Двухместная каюта, в которой Лешке предстояло дальнейшее проживание, находилась впритык к гальюну и в настоящий момент пустовала – возможно, по этой самой причине, а может, и потому, что «никто не мог ужиться нервно-психическим придурком Никифором» – сообщил хмурый боцман о бывшем жильце, ныне находящемся за решеткой.
Один так один, что за беда! Алексей распаковал дорожную сумку, попробовал рукой упругость дивана, оглядел каюту. Не особо просторная, но довольно-таки уютная. Двухъярусная кровать за ярко-желтыми шторами, кожаный диванчик, на котором он сидит, небольшой столик с графином, пара стульев, книжная полка без книг, умывальник, ведерко для мусора, шкафчики для одежды, пудовая гиря – вот и вся, можно сказать, спартанская обстановка. Лешка выглянул в иллюминатор – ничего интересного, голая стаппель-палуба дока. Решил пойти поближе познакомиться с новым местом работы. Для этого ему не понадобилось много времени, судно – это вам не природный заповедник, шибко не разгуляешься, тем более что оно по самую рубку забито лесом; куда ни глянь – бревна, бревна, бревна.
Побродил по узким судовым коридорам, заглянул в машинное отделение, поднялся в ходовую рубку – вот и весь осмотр. Благодаря общительному характеру познакомился с членами экипажа, понятное дело, не со всеми, но с большинством – это точно.
Судовой врач нашел Алексея в столовой команды у открытого двухстворчатого шкафа, туго набитого книгами.
– Новенький?
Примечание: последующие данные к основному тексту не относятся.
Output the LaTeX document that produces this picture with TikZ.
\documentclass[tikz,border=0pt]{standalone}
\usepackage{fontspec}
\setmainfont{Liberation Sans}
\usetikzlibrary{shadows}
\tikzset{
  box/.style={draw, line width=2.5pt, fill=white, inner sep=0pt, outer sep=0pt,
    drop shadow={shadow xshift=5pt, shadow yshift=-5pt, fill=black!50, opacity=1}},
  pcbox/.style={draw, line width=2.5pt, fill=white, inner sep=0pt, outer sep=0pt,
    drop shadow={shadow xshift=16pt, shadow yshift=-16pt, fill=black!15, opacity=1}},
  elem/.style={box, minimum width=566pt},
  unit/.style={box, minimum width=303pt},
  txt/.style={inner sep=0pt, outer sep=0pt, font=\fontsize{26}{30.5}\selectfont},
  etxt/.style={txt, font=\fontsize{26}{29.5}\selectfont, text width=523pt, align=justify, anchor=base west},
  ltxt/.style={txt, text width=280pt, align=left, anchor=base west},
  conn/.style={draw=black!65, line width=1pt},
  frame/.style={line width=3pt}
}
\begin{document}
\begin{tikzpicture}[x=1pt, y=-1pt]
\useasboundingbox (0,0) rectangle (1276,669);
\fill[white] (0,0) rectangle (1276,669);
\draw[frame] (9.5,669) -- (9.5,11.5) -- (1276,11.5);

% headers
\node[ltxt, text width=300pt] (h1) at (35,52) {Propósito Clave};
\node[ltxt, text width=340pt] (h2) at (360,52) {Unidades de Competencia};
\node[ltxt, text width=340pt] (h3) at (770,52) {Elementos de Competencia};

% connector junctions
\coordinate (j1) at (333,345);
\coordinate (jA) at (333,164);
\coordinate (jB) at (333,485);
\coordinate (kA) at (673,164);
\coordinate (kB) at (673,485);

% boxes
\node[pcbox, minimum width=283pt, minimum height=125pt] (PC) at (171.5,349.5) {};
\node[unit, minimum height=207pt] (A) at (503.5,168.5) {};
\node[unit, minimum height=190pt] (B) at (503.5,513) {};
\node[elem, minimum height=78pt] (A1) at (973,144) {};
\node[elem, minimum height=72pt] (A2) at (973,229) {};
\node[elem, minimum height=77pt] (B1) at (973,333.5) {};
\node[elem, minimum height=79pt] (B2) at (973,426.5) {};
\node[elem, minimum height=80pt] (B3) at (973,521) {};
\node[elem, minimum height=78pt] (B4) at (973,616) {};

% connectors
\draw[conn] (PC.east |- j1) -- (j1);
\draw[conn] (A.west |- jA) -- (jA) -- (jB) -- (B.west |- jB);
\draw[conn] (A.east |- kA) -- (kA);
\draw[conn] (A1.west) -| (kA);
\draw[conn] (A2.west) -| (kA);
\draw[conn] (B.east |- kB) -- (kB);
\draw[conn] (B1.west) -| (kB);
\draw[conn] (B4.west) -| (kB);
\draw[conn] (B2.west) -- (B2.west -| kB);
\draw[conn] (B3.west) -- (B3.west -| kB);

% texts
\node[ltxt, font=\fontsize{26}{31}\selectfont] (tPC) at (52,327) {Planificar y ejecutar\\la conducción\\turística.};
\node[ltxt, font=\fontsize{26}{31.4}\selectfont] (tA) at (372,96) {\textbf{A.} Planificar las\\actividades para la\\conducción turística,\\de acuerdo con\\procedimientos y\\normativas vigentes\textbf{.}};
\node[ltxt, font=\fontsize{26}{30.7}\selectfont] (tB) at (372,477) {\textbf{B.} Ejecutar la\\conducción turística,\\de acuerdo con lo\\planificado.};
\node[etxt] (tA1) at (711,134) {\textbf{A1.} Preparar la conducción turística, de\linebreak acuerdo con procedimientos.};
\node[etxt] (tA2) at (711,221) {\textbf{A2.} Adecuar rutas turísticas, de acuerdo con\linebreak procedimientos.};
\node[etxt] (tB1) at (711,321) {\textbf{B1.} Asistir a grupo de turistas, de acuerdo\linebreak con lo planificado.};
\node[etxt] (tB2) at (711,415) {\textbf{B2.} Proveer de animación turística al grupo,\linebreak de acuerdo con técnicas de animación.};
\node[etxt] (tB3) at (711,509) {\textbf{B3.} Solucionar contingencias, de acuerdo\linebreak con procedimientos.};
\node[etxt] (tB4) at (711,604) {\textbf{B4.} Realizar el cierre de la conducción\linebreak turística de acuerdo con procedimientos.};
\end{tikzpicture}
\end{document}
Вы Нефедов? Вас-то я и ищу. Что, литературой интересуетесь? О! «Анна «Каренина»! Интересно, интересно. На любовь потянуло, да? Или классикой увлекаетесь?
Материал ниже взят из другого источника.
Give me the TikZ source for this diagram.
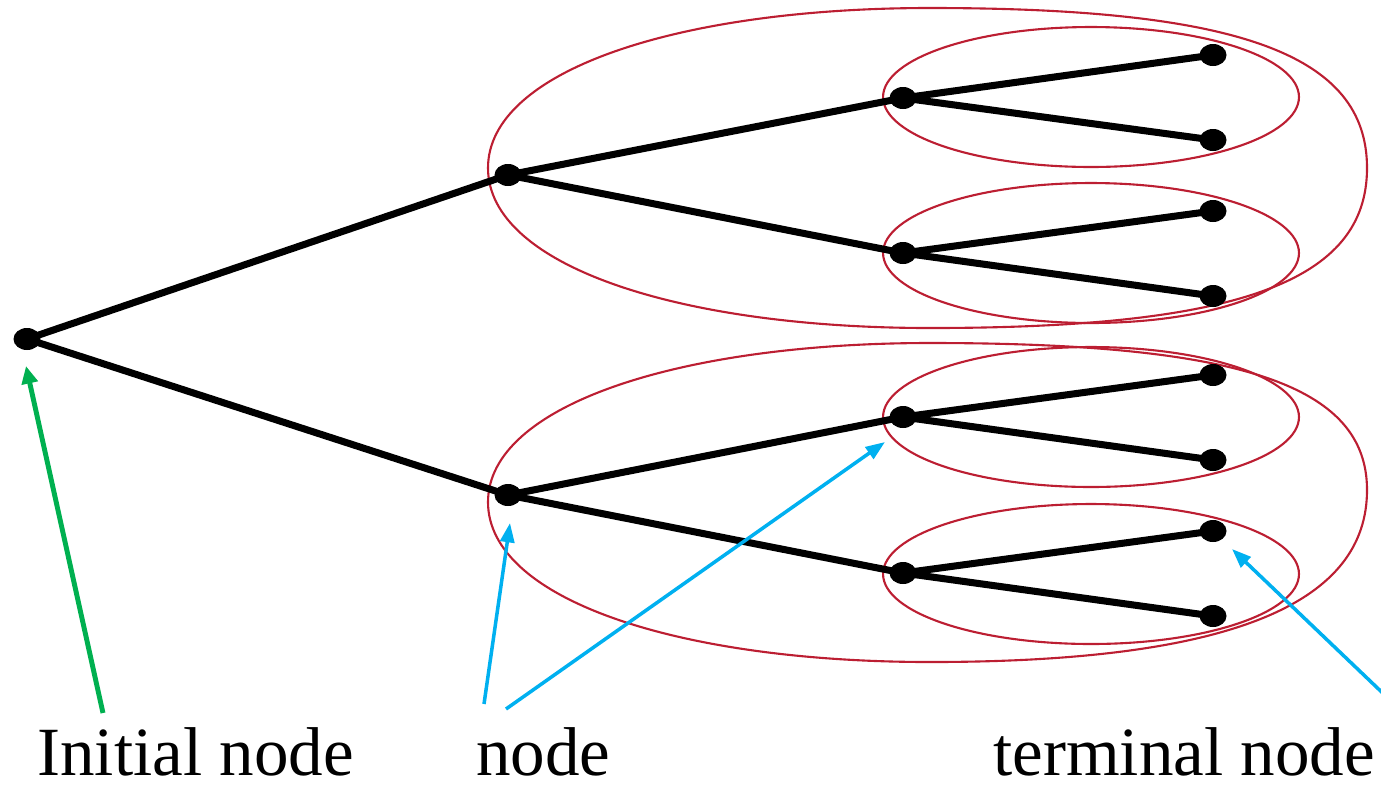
\documentclass[tikz,border=0pt]{standalone}
\usepackage{fontspec}
\setmainfont{Liberation Serif}
\usetikzlibrary{shapes.geometric,arrows.meta}
\definecolor{setred}{RGB}{188,30,50}
\definecolor{pointblue}{RGB}{0,176,240}
\definecolor{startgreen}{RGB}{0,176,80}
\tikzset{
  dot/.style={ellipse,fill=black,draw=none,inner sep=0pt,minimum width=0.54cm,minimum height=0.44cm},
  branch/.style={line width=4pt,black},
  infoset/.style={draw=setred,line width=1.2pt},
  pairset/.style={ellipse,infoset,minimum width=8.32cm,minimum height=2.8cm,inner sep=0pt},
  pointer/.style={pointblue,line width=2pt,-{Triangle[length=11pt,width=8pt]}},
  startptr/.style={startgreen,line width=2.8pt,-{Triangle[length=10pt,width=9pt]}},
  caption/.style={font=\fontsize{39.3}{47}\selectfont,inner sep=0pt,anchor=base west}
}
\begin{document}
\begin{tikzpicture}[x=0.02cm,y=-0.02cm]
\useasboundingbox (0,0) rectangle (1381,789);

% information sets of the second player
\draw[infoset] (488,168) .. controls (488,70) and (680,8) .. (930,8)
  .. controls (1240,8) and (1367,55) .. (1367,168)
  .. controls (1367,281) and (1240,328) .. (930,328)
  .. controls (680,328) and (488,266) .. cycle;
\draw[infoset] (488,502) .. controls (488,405) and (680,343) .. (930,343)
  .. controls (1240,343) and (1367,385) .. (1367,490)
  .. controls (1367,600) and (1240,662) .. (930,662)
  .. controls (680,662) and (488,600) .. cycle;

\node[pairset] (s1) at (1091,97) {};
\node[pairset] (s2) at (1091,253) {};
\node[pairset] (s3) at (1091,417) {};
\node[pairset] (s4) at (1091,574) {};

% game tree
\node[dot] (r)  at (27,339) {};
\node[dot] (a)  at (508,175) {};
\node[dot] (b)  at (508,495) {};
\node[dot] (a1) at (903,98) {};
\node[dot] (a2) at (903,253) {};
\node[dot] (b1) at (903,417) {};
\node[dot] (b2) at (903,573) {};
\node[dot] (t1) at (1213,55) {};
\node[dot] (t2) at (1213,140) {};
\node[dot] (t3) at (1213,211) {};
\node[dot] (t4) at (1213,296) {};
\node[dot] (t5) at (1213,375) {};
\node[dot] (t6) at (1213,460) {};
\node[dot] (t7) at (1213,531) {};
\node[dot] (t8) at (1213,616) {};

\draw[branch] (r.center) -- (a.center);
\draw[branch] (r.center) -- (b.center);
\draw[branch] (a.center) -- (a1.center);
\draw[branch] (a.center) -- (a2.center);
\draw[branch] (b.center) -- (b1.center);
\draw[branch] (b.center) -- (b2.center);
\draw[branch] (a1.center) -- (t1.center);
\draw[branch] (a1.center) -- (t2.center);
\draw[branch] (a2.center) -- (t3.center);
\draw[branch] (a2.center) -- (t4.center);
\draw[branch] (b1.center) -- (t5.center);
\draw[branch] (b1.center) -- (t6.center);
\draw[branch] (b2.center) -- (t7.center);
\draw[branch] (b2.center) -- (t8.center);

% captions
\node[caption] (lInit) at (37,775) {Initial node};
\node[caption] (lNode) at (476,775) {node};
\node[caption] (lTerm) at (993,775) {terminal node};

% pointers
\coordinate (gTail) at (103,713);
\coordinate (gTip) at (26,366);
\coordinate (n1Tail) at (484,704);
\coordinate (n1Tip) at (510,523);
\coordinate (n2Tail) at (506,709);
\coordinate (n2Tip) at (885,442);
\coordinate (tTail) at (1390,700);
\coordinate (tTip) at (1232,549);

\draw[startptr] (gTail) -- (gTip);
\draw[pointer] (n1Tail) -- (n1Tip);
\draw[pointer] (n2Tail) -- (n2Tip);
\draw[pointer] (tTail) -- (tTip);
\end{tikzpicture}
\end{document}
Держа в руках первую попавшуюся на глаза книгу, Лешка недоуменно уставился на низкорослого мужичка в очках – кто это, его он видел впервые. Круглые очки, ухоженные усики, волосы зачесаны назад – ну прямо-таки интеллигент конца девятнадцатого века. Судовой доктор, он же Док, будто забывшись, неожиданно выбросив правую руку вперед и, глядя куда-то в подволок, громко продекламировал: «Позабудь, что я была твоею! Что безумно любила тебя! Я тебя не люблю! Слышишь, забудь меня… забудь…» Похоже, в далекой студенческой юности он играл в драматическом кружке и до сих пор помнил кое-какие стихи про любовь, однако со временем стал забывать слова. Что ж, такое с каждым может случиться.